Practical Steps to Better Typography in Docs
Since you can't upload, you have to optimize. Start by opening the More fonts dialog. Instead of just scrolling, search for these "top-tier" Google Fonts that mimic high-end professional typefaces:
- Public Sans: Very similar to high-end corporate fonts like Helvetica or San Francisco.
- Libre Baskerville: A stunning, classic serif that feels much more "expensive" than Times New Roman.
- Lora: Great for long-form reading; very elegant.
- Space Grotesk: If you want that trendy, techy, slightly weird look.
Once you add these to your list, they stay there. You can even set them as your "Default Styles" so every new document starts with your preferred "pseudo-custom" font. To do this, format a line of text, go to Format > Paragraph styles > Normal Text > Update 'Normal text' to match. Then go to Options > Save as my default styles.
Stop searching for an upload button that isn't coming. Google's "walled garden" approach to fonts is about stability and speed. Use the "More fonts" catalog to its limit, use Extensis for better browsing, and for everything else, stick to PNG headers. It's not perfect, but it's the only way to ensure your document doesn't fall apart when you hit "Share."

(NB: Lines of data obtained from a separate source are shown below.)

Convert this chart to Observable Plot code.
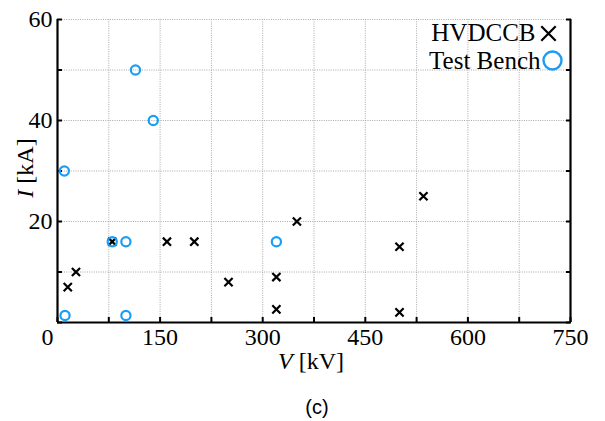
<!DOCTYPE html>
<html>
<head>
<meta charset="utf-8">
<script src="https://cdn.jsdelivr.net/npm/d3@7"></script>
<script src="https://cdn.jsdelivr.net/npm/@observablehq/plot@0.6"></script>
<style>
  html, body { margin: 0; padding: 0; background: #fff; }
  #chart { width: 605px; }
  #chart svg, #chart svg text { font-family: "Liberation Serif", "DejaVu Serif", serif !important; }
  #caption { width: 576px; margin-left: 29px; height: 41px; line-height: 54px; text-align: center;
    font-family: "Liberation Sans", Arial, sans-serif; font-size: 20px; color: #000; }
</style>
</head>
<body>
<div id="chart"></div>
<div id="caption">(c)</div>
<script>
// Data
const hvdccbV = [15, 27, 80, 160, 200, 250, 320, 320, 350, 500, 500, 535];
const hvdccbI = [7, 10, 16, 16, 16, 8, 9, 2.6, 20, 15, 2, 25];
const benchV = [10, 11, 80, 100, 100, 114, 140, 320];
const benchI = [30, 1.4, 16, 16, 1.4, 50, 40, 16];

const xTicks = [0, 75, 150, 225, 300, 375, 450, 525, 600, 675, 750];
const xTickLabels = [150, 300, 450, 600, 750];
const yTicks = [0, 10, 20, 30, 40, 50, 60];
const yTickLabels = [20, 40, 60];
const legendLabels = ["HVDCCB", "Test Bench"];
const xTitle = ["V", " [kV]"];
const yTitle = ["I", " [kA]"];

const hv = hvdccbV.map((v, i) => ({V: v, I: hvdccbI[i]}));
const tb = benchV.map((v, i) => ({V: v, I: benchI[i]}));

const blue = "#1a9ef5";
const grid = {stroke: "#a8a8a8", strokeOpacity: 1, strokeWidth: 1, strokeDasharray: "1,1.3"};

const chart = Plot.plot({
  width: 605,
  height: 380,
  marginLeft: 57,
  marginRight: 35,
  marginTop: 19,
  marginBottom: 58,
  x: {domain: [0, 750]},
  y: {domain: [0, 60]},
  style: {background: "#fff", color: "#000"},
  marks: [
    Plot.gridX(xTicks, grid),
    Plot.gridY(yTicks, grid),
    Plot.ruleY([0], {stroke: "#000", strokeWidth: 2.2}),
    Plot.ruleX([0], {stroke: "#000", strokeWidth: 2.2}),
    Plot.ruleX([750], {stroke: "#000", strokeWidth: 2.2}),
    Plot.axisX(xTicks, {anchor: "bottom", tickSize: -5, strokeWidth: 2, text: null, label: null}),
    Plot.axisY(yTicks, {anchor: "left", tickSize: -5, strokeWidth: 2, text: null, label: null}),
    Plot.axisY(yTicks, {anchor: "right", tickSize: -5, strokeWidth: 2, text: null, label: null}),
    Plot.axisX(xTickLabels, {anchor: "bottom", tickSize: 0, tickPadding: 5, fontSize: 24, fontVariant: "normal", label: null}),
    Plot.axisY(yTickLabels, {anchor: "left", tickSize: 0, tickPadding: 5, fontSize: 24, fontVariant: "normal", label: null}),
    Plot.text([0], {x: 0, y: 0, text: d => String(d), dx: -10, dy: 15, fontSize: 24, lineAnchor: "middle"}),
    Plot.text([xTitle.join("")], {frameAnchor: "bottom", textAnchor: "middle", dx: -3, dy: 39, fontSize: 24, lineAnchor: "middle"}),
    Plot.text([yTitle.join("")], {frameAnchor: "left", textAnchor: "middle", dx: -32, dy: -3, rotate: -90, fontSize: 24, lineAnchor: "middle"}),
    Plot.dot(hv, {x: "V", y: "I", symbol: "times", r: 3.8, stroke: "#000", strokeWidth: 2.2}),
    Plot.dot(tb, {x: "V", y: "I", symbol: "circle", r: 4.6, stroke: blue, strokeWidth: 2.2, fill: "none"}),
    Plot.text([legendLabels[0]], {frameAnchor: "top-right", dx: -35, dy: 13, textAnchor: "end", lineAnchor: "middle", fontSize: 25}),
    Plot.text([legendLabels[1]], {frameAnchor: "top-right", dx: -30, dy: 41, textAnchor: "end", lineAnchor: "middle", fontSize: 25}),
    Plot.dot([legendLabels[0]], {frameAnchor: "top-right", dx: -22, dy: 14, symbol: "times", r: 6.6, stroke: "#000", strokeWidth: 2.2}),
    Plot.dot([legendLabels[1]], {frameAnchor: "top-right", dx: -18, dy: 41, symbol: "circle", r: 9, stroke: blue, strokeWidth: 2.4, fill: "none"})
  ]
});

// italicize the variable symbol in the axis titles
d3.select(chart).selectAll("text").each(function() {
  const t = this.textContent;
  for (const parts of [xTitle, yTitle]) {
    if (t === parts.join("")) {
      const sel = d3.select(this);
      sel.text(null);
      sel.append("tspan").attr("font-style", "italic").text(parts[0]);
      sel.append("tspan").style("white-space", "pre").text(parts[1]);
    }
  }
});

document.getElementById("chart").appendChild(chart);
</script>
</body>
</html>
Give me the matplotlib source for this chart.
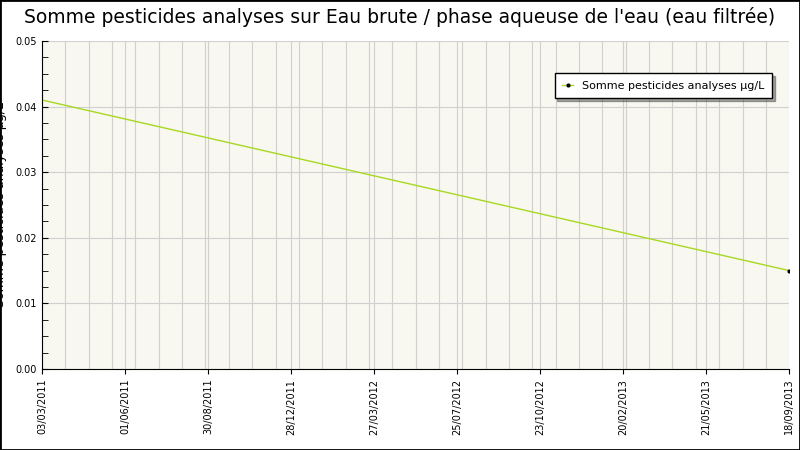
import matplotlib
matplotlib.use('Agg')
import matplotlib.pyplot as plt
import numpy as np

tick_labels = ['03/03/2011', '01/06/2011', '30/08/2011', '28/12/2011', '27/03/2012',
               '25/07/2012', '23/10/2012', '20/02/2013', '21/05/2013', '18/09/2013']
x_pos = [0, 9]
values = [0.041, 0.015]
label = 'Somme pesticides analyses µg/L'

fig = plt.figure(figsize=(8, 4.5), dpi=100)
fig.patches.append(plt.Rectangle((0, 0), 1, 1, transform=fig.transFigure,
                                 fill=False, edgecolor='black', linewidth=2))
ax = fig.add_axes([0.0525, 0.18, 0.934, 0.729])
ax.set_facecolor('#f8f8f0')
ax.plot(x_pos, values, color='#a8d820', linewidth=1, marker='o', markersize=2,
        markerfacecolor='black', markeredgecolor='black', markevery=[1], label=label)
ax.set_xlim(0, 9)
ax.set_ylim(0, 0.05)
ax.set_xticks(range(len(tick_labels)))
ax.set_xticklabels(tick_labels, rotation=90, fontsize=7)
ax.set_xticks(np.linspace(0, 9, 33), minor=True)
ax.set_yticks(np.arange(0, 0.051, 0.01))
ax.set_yticklabels(['%.2f' % v for v in np.arange(0, 0.051, 0.01)], fontsize=7)
ax.set_yticks(np.arange(0, 0.0501, 0.0025), minor=True)
ax.grid(True, axis='x', which='both', color='#d0d0d0', linewidth=0.8)
ax.grid(True, axis='y', which='major', color='#d0d0d0', linewidth=0.8)
ax.tick_params(axis='y', which='both', direction='in', length=4)
ax.tick_params(axis='x', which='minor', length=0)
for s in ['top', 'right']:
    ax.spines[s].set_visible(False)
ax.set_ylabel('Somme pesticides analyses µg/L', fontsize=9, labelpad=6)
fig.suptitle("Somme pesticides analyses sur Eau brute / phase aqueuse de l'eau (eau filtrée)",
             fontsize=13.5, y=0.985)
leg = ax.legend(loc='upper right', bbox_to_anchor=(0.985, 0.92), fontsize=8,
                fancybox=False, shadow=True, framealpha=1, handlelength=1,
                borderpad=0.7)
leg.get_frame().set_edgecolor('black')
fig.savefig('out.png')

Next Steps for Your Document
Open your most important Google Doc right now. Click the font name, select "More fonts," and search for "Inter" or "Spectral." These are highly professional, versatile families that can replace almost any custom font you were planning to upload. Add them to your list and update your Default Styles to save yourself the 30 seconds of formatting you waste every time you start a new page.